Are you able to quote each entry exactly as written?

[RAW RECORDS]
* * *
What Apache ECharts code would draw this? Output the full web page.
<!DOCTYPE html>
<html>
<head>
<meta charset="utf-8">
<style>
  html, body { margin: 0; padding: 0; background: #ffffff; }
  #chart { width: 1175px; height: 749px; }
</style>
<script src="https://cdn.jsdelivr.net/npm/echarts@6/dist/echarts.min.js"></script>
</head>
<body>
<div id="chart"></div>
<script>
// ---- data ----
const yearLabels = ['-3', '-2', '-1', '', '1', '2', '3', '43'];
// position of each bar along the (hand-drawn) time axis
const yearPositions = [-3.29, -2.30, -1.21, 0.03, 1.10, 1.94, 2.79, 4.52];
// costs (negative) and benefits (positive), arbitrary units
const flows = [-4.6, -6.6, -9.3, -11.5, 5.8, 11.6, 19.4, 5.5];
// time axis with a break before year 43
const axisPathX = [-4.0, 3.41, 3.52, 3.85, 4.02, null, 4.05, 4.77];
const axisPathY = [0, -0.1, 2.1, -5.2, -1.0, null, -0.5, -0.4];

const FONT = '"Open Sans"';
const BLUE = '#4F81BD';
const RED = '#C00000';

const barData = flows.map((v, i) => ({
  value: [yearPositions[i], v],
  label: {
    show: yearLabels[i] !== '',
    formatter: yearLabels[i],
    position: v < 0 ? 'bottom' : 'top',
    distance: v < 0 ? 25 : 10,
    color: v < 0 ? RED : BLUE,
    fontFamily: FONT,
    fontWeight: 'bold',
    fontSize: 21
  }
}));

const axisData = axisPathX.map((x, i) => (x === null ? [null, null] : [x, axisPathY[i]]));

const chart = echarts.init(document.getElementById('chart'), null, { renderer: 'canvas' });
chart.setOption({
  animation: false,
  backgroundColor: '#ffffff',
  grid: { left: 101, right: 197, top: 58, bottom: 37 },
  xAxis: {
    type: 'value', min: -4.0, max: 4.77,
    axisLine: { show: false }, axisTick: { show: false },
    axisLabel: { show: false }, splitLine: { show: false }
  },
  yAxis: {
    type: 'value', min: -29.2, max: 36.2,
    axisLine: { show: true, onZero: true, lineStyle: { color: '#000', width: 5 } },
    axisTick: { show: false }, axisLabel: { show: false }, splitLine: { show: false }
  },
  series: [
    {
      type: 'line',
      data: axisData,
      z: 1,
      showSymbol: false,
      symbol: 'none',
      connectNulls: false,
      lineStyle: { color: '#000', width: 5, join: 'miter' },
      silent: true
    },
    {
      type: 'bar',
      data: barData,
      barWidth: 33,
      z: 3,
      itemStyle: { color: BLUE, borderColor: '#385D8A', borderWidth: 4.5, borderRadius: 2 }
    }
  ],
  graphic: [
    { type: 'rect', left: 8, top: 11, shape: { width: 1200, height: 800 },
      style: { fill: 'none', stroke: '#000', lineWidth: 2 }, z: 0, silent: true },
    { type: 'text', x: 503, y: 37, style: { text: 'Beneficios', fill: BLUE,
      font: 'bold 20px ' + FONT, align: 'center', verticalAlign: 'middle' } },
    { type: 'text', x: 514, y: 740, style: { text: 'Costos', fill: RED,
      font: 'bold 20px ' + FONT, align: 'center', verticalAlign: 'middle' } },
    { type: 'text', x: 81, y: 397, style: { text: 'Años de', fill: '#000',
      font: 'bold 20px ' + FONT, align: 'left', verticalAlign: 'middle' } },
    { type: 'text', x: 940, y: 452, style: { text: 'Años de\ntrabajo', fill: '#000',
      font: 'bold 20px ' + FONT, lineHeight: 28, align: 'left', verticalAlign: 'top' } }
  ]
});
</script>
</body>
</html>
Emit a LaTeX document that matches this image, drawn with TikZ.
* * *
[SOLUTION FOR THIS PROBLEM]
What Apache ECharts code would draw this? Output the full web page.
<!DOCTYPE html>
<html>
<head>
<meta charset="utf-8">
<style>
  html, body { margin: 0; padding: 0; background: #ffffff; }
  #chart { width: 1175px; height: 749px; }
</style>
<script src="https://cdn.jsdelivr.net/npm/echarts@6/dist/echarts.min.js"></script>
</head>
<body>
<div id="chart"></div>
<script>
// ---- data ----
const yearLabels = ['-3', '-2', '-1', '', '1', '2', '3', '43'];
// position of each bar along the (hand-drawn) time axis
const yearPositions = [-3.29, -2.30, -1.21, 0.03, 1.10, 1.94, 2.79, 4.52];
// costs (negative) and benefits (positive), arbitrary units
const flows = [-4.6, -6.6, -9.3, -11.5, 5.8, 11.6, 19.4, 5.5];
// time axis with a break before year 43
const axisPathX = [-4.0, 3.41, 3.52, 3.85, 4.02, null, 4.05, 4.77];
const axisPathY = [0, -0.1, 2.1, -5.2, -1.0, null, -0.5, -0.4];

const FONT = '"Open Sans"';
const BLUE = '#4F81BD';
const RED = '#C00000';

const barData = flows.map((v, i) => ({
  value: [yearPositions[i], v],
  label: {
    show: yearLabels[i] !== '',
    formatter: yearLabels[i],
    position: v < 0 ? 'bottom' : 'top',
    distance: v < 0 ? 25 : 10,
    color: v < 0 ? RED : BLUE,
    fontFamily: FONT,
    fontWeight: 'bold',
    fontSize: 21
  }
}));

const axisData = axisPathX.map((x, i) => (x === null ? [null, null] : [x, axisPathY[i]]));

const chart = echarts.init(document.getElementById('chart'), null, { renderer: 'canvas' });
chart.setOption({
  animation: false,
  backgroundColor: '#ffffff',
  grid: { left: 101, right: 197, top: 58, bottom: 37 },
  xAxis: {
    type: 'value', min: -4.0, max: 4.77,
    axisLine: { show: false }, axisTick: { show: false },
    axisLabel: { show: false }, splitLine: { show: false }
  },
  yAxis: {
    type: 'value', min: -29.2, max: 36.2,
    axisLine: { show: true, onZero: true, lineStyle: { color: '#000', width: 5 } },
    axisTick: { show: false }, axisLabel: { show: false }, splitLine: { show: false }
  },
  series: [
    {
      type: 'line',
      data: axisData,
      z: 1,
      showSymbol: false,
      symbol: 'none',
      connectNulls: false,
      lineStyle: { color: '#000', width: 5, join: 'miter' },
      silent: true
    },
    {
      type: 'bar',
      data: barData,
      barWidth: 33,
      z: 3,
      itemStyle: { color: BLUE, borderColor: '#385D8A', borderWidth: 4.5, borderRadius: 2 }
    }
  ],
  graphic: [
    { type: 'rect', left: 8, top: 11, shape: { width: 1200, height: 800 },
      style: { fill: 'none', stroke: '#000', lineWidth: 2 }, z: 0, silent: true },
    { type: 'text', x: 503, y: 37, style: { text: 'Beneficios', fill: BLUE,
      font: 'bold 20px ' + FONT, align: 'center', verticalAlign: 'middle' } },
    { type: 'text', x: 514, y: 740, style: { text: 'Costos', fill: RED,
      font: 'bold 20px ' + FONT, align: 'center', verticalAlign: 'middle' } },
    { type: 'text', x: 81, y: 397, style: { text: 'Años de', fill: '#000',
      font: 'bold 20px ' + FONT, align: 'left', verticalAlign: 'middle' } },
    { type: 'text', x: 940, y: 452, style: { text: 'Años de\ntrabajo', fill: '#000',
      font: 'bold 20px ' + FONT, lineHeight: 28, align: 'left', verticalAlign: 'top' } }
  ]
});
</script>
</body>
</html>
Emit a LaTeX document that matches this image, drawn with TikZ.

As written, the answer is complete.